The Illustrated History of Natural Disasters

  • Jan Kozák &
  • Vladimir Čermák
Springer: 2010. 231 pp. $89.95, £49.99 9789048133246 | ISBN: 978-9-0481-3324-6

Catastrophist ideas have seen a resurgence since the 1980s, when geologist Walter Alvarez associated the dinosaurs' disappearance with an asteroid impact. The sense that cataclysmic events shape the planet has been reinforced by a string of recent natural disasters — the 2004 Indian Ocean earthquake, Hurricane Katrina in 2005 and the 2010 Haiti earthquake. Even minor geophysical events can disrupt populations, as the current Icelandic volcanic ash cloud demonstrates.

The Illustrated History of Natural Disasters, by geophysicists Jan Kozák and Vladimir Čermák, is a timely collection of pictorial records of earthquakes, volcanoes and tsunamis from antiquity to modern times. It shows how such events — and the way they were illustrated — influenced the development of geoscience.

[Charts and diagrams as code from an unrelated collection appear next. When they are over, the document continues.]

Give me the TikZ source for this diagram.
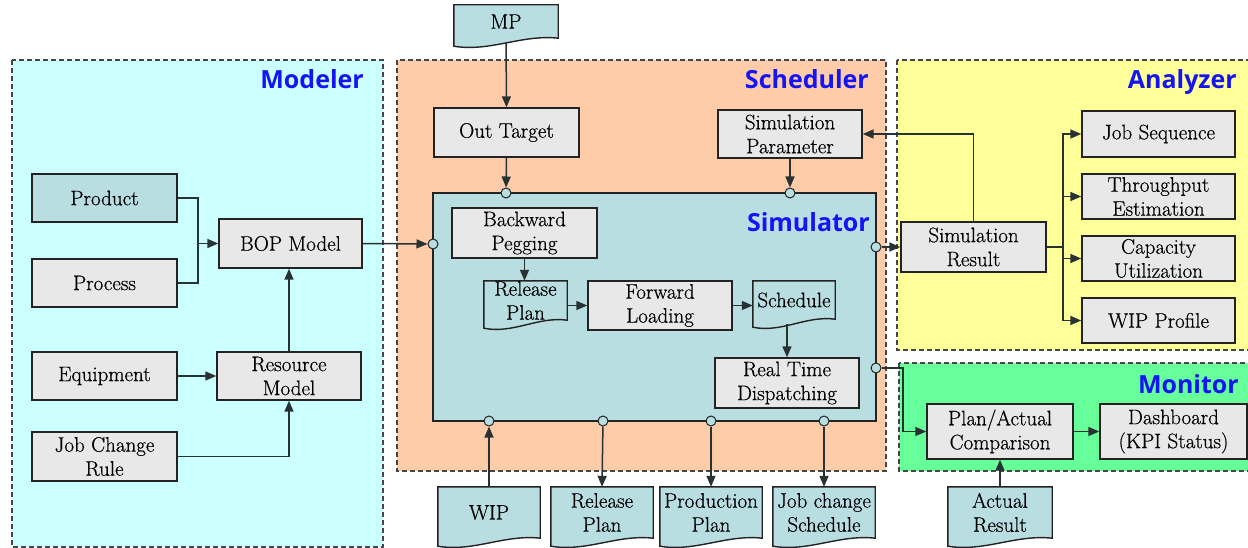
\documentclass[tikz,border=0pt]{standalone}
\usepackage{fontspec}
\newfontfamily\boxfont{Latin Modern Roman}[FakeBold=0.5]
\newfontfamily\titlefont{Open Sans}
\usetikzlibrary{arrows.meta,calc}

\definecolor{modelerbg}{RGB}{204,255,255}
\definecolor{schedbg}{RGB}{255,204,170}
\definecolor{analyzerbg}{RGB}{255,255,153}
\definecolor{monitorbg}{RGB}{102,255,153}
\definecolor{simbg}{RGB}{185,222,226}
\definecolor{boxgray}{RGB}{232,232,232}
\definecolor{edgecol}{RGB}{35,35,35}
\definecolor{wirecol}{RGB}{40,50,50}
\definecolor{panelline}{RGB}{70,70,70}
\definecolor{titleblue}{RGB}{20,20,245}

\pgfdeclarelayer{panels}
\pgfdeclarelayer{docs}
\pgfsetlayers{panels,docs,main}

\begin{document}
\begin{tikzpicture}[x=1pt,y=-1pt,
  every node/.style={font=\boxfont\fontsize{21}{24}\selectfont},
  box/.style={draw=edgecol, line width=1.4pt, fill=boxgray, inner sep=0pt, align=center},
  docnode/.style={inner sep=0pt, align=center},
  docline/.style={draw=edgecol, line width=1.4pt, fill=simbg},
  panel/.style={draw=panelline, line width=1.1pt, dash pattern=on 5pt off 3pt},
  port/.style={circle, draw=edgecol, line width=1pt, fill=simbg, minimum size=10pt, inner sep=0pt},
  conn/.style={draw=wirecol, line width=1.5pt},
  arr/.style={conn, -{Triangle[length=11pt,width=9pt]}},
  title/.style={font=\titlefont\bfseries\fontsize{25}{30}\selectfont, text=titleblue, anchor=base east, inner sep=0pt}
]
\useasboundingbox (0,0) rectangle (1248,548);

% ---------- panels ----------
\begin{pgfonlayer}{panels}
  \path[panel, fill=modelerbg]  (12,60)  rectangle (383,547);
  \path[panel, fill=schedbg]    (397,60) rectangle (886,471);
  \path[panel, fill=analyzerbg] (897,60) rectangle (1252,350);
  \path[panel, fill=monitorbg]  (899,363) rectangle (1252,471);
  \path[draw=edgecol, line width=1.4pt, fill=simbg] (433,193) rectangle (876,421);
\end{pgfonlayer}

\node[title] (tmod) at (364,89) {Modeler};
\node[title] (tsch) at (869,89) {Scheduler};
\node[title] (tsim) at (870,232) {Simulator};
\node[title] (tana) at (1237,89) {Analyzer};
\node[title] (tmon) at (1239,393) {Monitor};

% ---------- Modeler ----------
\node[box, fill=simbg, minimum width=145pt, minimum height=48pt] (prod)  at (104.5,198)   {Product};
\node[box, minimum width=145pt, minimum height=48pt] (proc)  at (104.5,283)   {Process};
\node[box, minimum width=143pt, minimum height=49pt] (bop)   at (290.5,243.5) {BOP Model};
\node[box, minimum width=145pt, minimum height=48pt] (equip) at (104.5,376)   {Equipment};
\node[box, minimum width=144pt, minimum height=48pt] (res)   at (289,376)     {Resource\\Model};
\node[box, minimum width=145pt, minimum height=49pt] (jcr)   at (104.5,456.5) {Job Change\\Rule};
\coordinate (mj) at (198,243.5);

% ---------- Scheduler ----------
\node[docnode, minimum width=104pt, minimum height=33pt] (mp) at (506,21.5) {MP};
\node[box, minimum width=145pt, minimum height=49pt] (ot) at (506.5,132.5) {Out Target};
\node[box, minimum width=144pt, minimum height=48pt] (sp) at (790,134) {Simulation\\Parameter};

% ---------- Simulator ----------
\node[box, minimum width=145pt, minimum height=50pt] (bp)  at (524.5,233) {Backward\\Pegging};
\node[docnode, minimum width=83pt, minimum height=39pt] (rp1) at (525.5,300.5) {Release\\Plan};
\node[box, minimum width=144pt, minimum height=49pt] (fl)  at (660,305.5) {Forward\\Loading};
\node[docnode, minimum width=82pt, minimum height=38pt] (sch) at (794,300) {Schedule};
\node[box, minimum width=144pt, minimum height=50pt] (rtd) at (787,383) {Real Time\\Dispatching};

% ports on the simulator frame
\node[port] (pot) at (506,193) {};
\node[port] (psp) at (790,193) {};
\node[port] (pin) at (433,244) {};
\node[port] (psr) at (876,247) {};
\node[port] (pmon) at (876,368) {};
\node[port] (pb1) at (489,421) {};
\node[port] (pb2) at (603,421) {};
\node[port] (pb3) at (711,421) {};
\node[port] (pb4) at (824,421) {};

% output documents below the scheduler
\node[docnode, minimum width=102pt, minimum height=51pt] (wip) at (489,512.5) {WIP};
\node[docnode, minimum width=102pt, minimum height=51pt] (rp2) at (602,512.5) {Release\\Plan};
\node[docnode, minimum width=102pt, minimum height=51pt] (pp)  at (711,512.5) {Production\\Plan};
\node[docnode, minimum width=102pt, minimum height=51pt] (jcs) at (824,512.5) {Job change\\Schedule};

% ---------- Analyzer ----------
\node[box, minimum width=145pt, minimum height=50pt] (sr) at (973.5,247) {Simulation\\Result};
\node[box, minimum width=153pt, minimum height=46pt] (js) at (1158.5,134)   {Job Sequence};
\node[box, minimum width=153pt, minimum height=45pt] (te) at (1158.5,196.5) {Throughput\\Estimation};
\node[box, minimum width=153pt, minimum height=45pt] (cu) at (1158.5,258.5) {Capacity\\Utilization};
\node[box, minimum width=153pt, minimum height=45pt] (wp) at (1158.5,320.5) {WIP Profile};
\coordinate (br) at (1063,247);

% ---------- Monitor ----------
\node[box, minimum width=146pt, minimum height=55pt] (pac) at (1000,431.5) {Plan/Actual\\Comparison};
\node[box, minimum width=147pt, minimum height=55pt] (db)  at (1173.5,431.5) {Dashboard\\(KPI Status)};
\node[docnode, minimum width=104pt, minimum height=51pt] (ar) at (1000,512.5) {Actual\\Result};
\coordinate (mbend) at (903,368);

% document outlines with a wavy lower edge
\begin{pgfonlayer}{docs}
  \foreach \d in {mp,rp1,sch,wip,rp2,pp,jcs,ar}{
    \draw[docline] let \p1=(\d.south west), \p2=(\d.north east), \n1={\x2-\x1} in
      (\x1,\y2) -- (\x2,\y2) -- (\x2,\y1)
      .. controls (\x2-0.35*\n1,\y1+4pt) and (\x1+0.35*\n1,\y1-14pt) .. (\x1,\y1-8pt) -- cycle;
  }
\end{pgfonlayer}

% ---------- connectors ----------
\draw[conn] (prod.east) -| (mj);
\draw[conn] (proc.east) -| (mj);
\draw[arr] (mj) -- (bop.west);
\draw[arr] (equip.east) -- (res.west);
\draw[arr] (jcr.east) -| (res.south);
\draw[arr] (res.north) -- (res.north |- bop.south);
\draw[arr] (bop.east) -- (pin);

\draw[arr, shorten <=5pt] (mp.south) -- (ot.north);
\draw[arr] (ot.south) -- (pot);
\draw[arr] (sp.south) -- (psp);

\draw[arr] (bp.south) -- (bp.south |- rp1.north);
\draw[arr] (rp1.east |- fl.west) -- (fl.west);
\draw[arr] (fl.east) -- (fl.east -| sch.west);
\draw[arr, shorten <=5pt] (sch.south -| rtd.north) -- (rtd.north);

\draw[arr] (wip.north) -- (pb1);
\draw[arr] (pb2) -- (rp2.north);
\draw[arr] (pb3) -- (pp.north);
\draw[arr] (pb4) -- (jcs.north);

\draw[arr] (psr) -- (sr.west);
\draw[arr] (sr.north) |- (sp.east);
\draw[conn] (sr.east) -- (br);
\draw[arr] (br) |- (js.west);
\draw[arr] (br) |- (te.west);
\draw[arr] (br) |- (cu.west);
\draw[arr] (br) |- (wp.west);

\draw[arr] (pmon) -- (mbend) |- (pac.west);
\draw[arr] (pac.east) -- (db.west);
\draw[arr] (ar.north) -- (pac.south);
\end{tikzpicture}
\end{document}
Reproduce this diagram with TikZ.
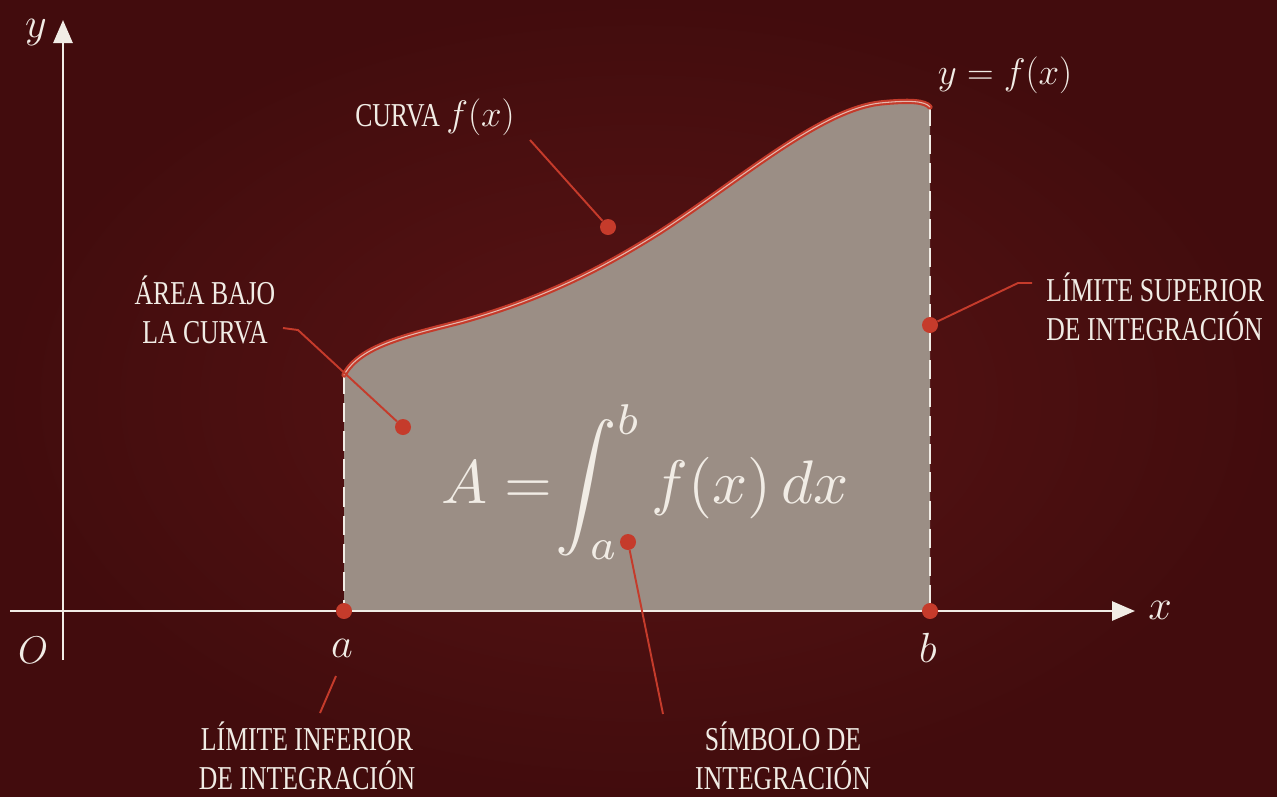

Accompanied by explanatory text, the images include copper engravings, woodcuts and oil paintings, produced for purposes ranging from scientific observation to newspaper reporting. The result is a hybrid book that intertwines the history of science and art.

The authors focus on Italian volcanoes, which were particularly influential. Mount Vesuvius, which buried in ash the cities of Herculaneum and Pompeii in 79 AD, became a natural laboratory for geologists when it resumed activity in the mid-seventeenth century. William Hamilton, the British ambassador who lived in Naples from 1764, devoted himself to studies of Vesuvius, including monitoring the increasing frequency of eruptions during the second half of that century. He worked with artists such as Pietro Fabris to accurately depict the volcano and its surrounding area of edifices and craters. This region, known as the Phlegraean Fields, was then considered one of the wonders of southern Italy.

The great Lisbon earthquake of 1755 also brought Earth sciences to the attention of the elites of Europe. This event is well documented in the book, which includes stories such as how Joseph I of Portugal was stricken with claustrophobia after he escaped from the disaster, and how the Marquis of Pombal rebuilt the city.

Observations of volcanoes and earthquakes fed into theories about the origin and evolution of Earth during the eighteenth century. Enlightenment scholars' scientific explanations of biblical catastrophes such as the Great Flood fostered the divergence of science and religion. Disciplines such as mineralogy, palaeontology and glaciology began, and Scottish geologist James Hutton proposed the concept of geological deep time. Artistic interest in geology led to detailed depictions of minerals and rocks, such as those by Fabris and the French artist Jean-Pierre Houël, while the Swiss painter Caspar Wolf, among others, chose to focus on glaciers.

Chimborazo, an inactive volcano in the Cordillera Andes, Ecuador, was thought to be the highest mountain in the world until the beginning of the nineteenth century, and became a source of artistic inspiration after German naturalist Alexander von Humboldt climbed it in 1802. It was painted in 1864 by US artist Frederic Edwin Church, a famous exponent of the Hudson River School art movement, bearing witness to his fascination with geology and von Humboldt.

Vesuvius erupting in 1794. Credit: F. J. BERTUCH

The book's coverage of natural disasters falters when it reaches the twentieth century. Only Alfred Wegener's theory of continental drift is mentioned through a coloured map of tectonic plates, perhaps reflecting the opening of a gap between science and art. In Hamilton's day, the two were interlinked — observation was key to both endeavours. Yet today, with the exception of a few individuals such as the Danish–Icelandic artist Olafur Eliasson, who applies a modern eye to the structures of glaciers, the gulf between the disciplines is deep. The rise of photography might be partly responsible, having distanced painters from their role of recording landscapes and geological forms.

The Illustrated History of Natural Disasters helps us to understand that catastrophes are part of the history of humanity, while reminding us of the vulnerability of the human species in the face of nature's wrath.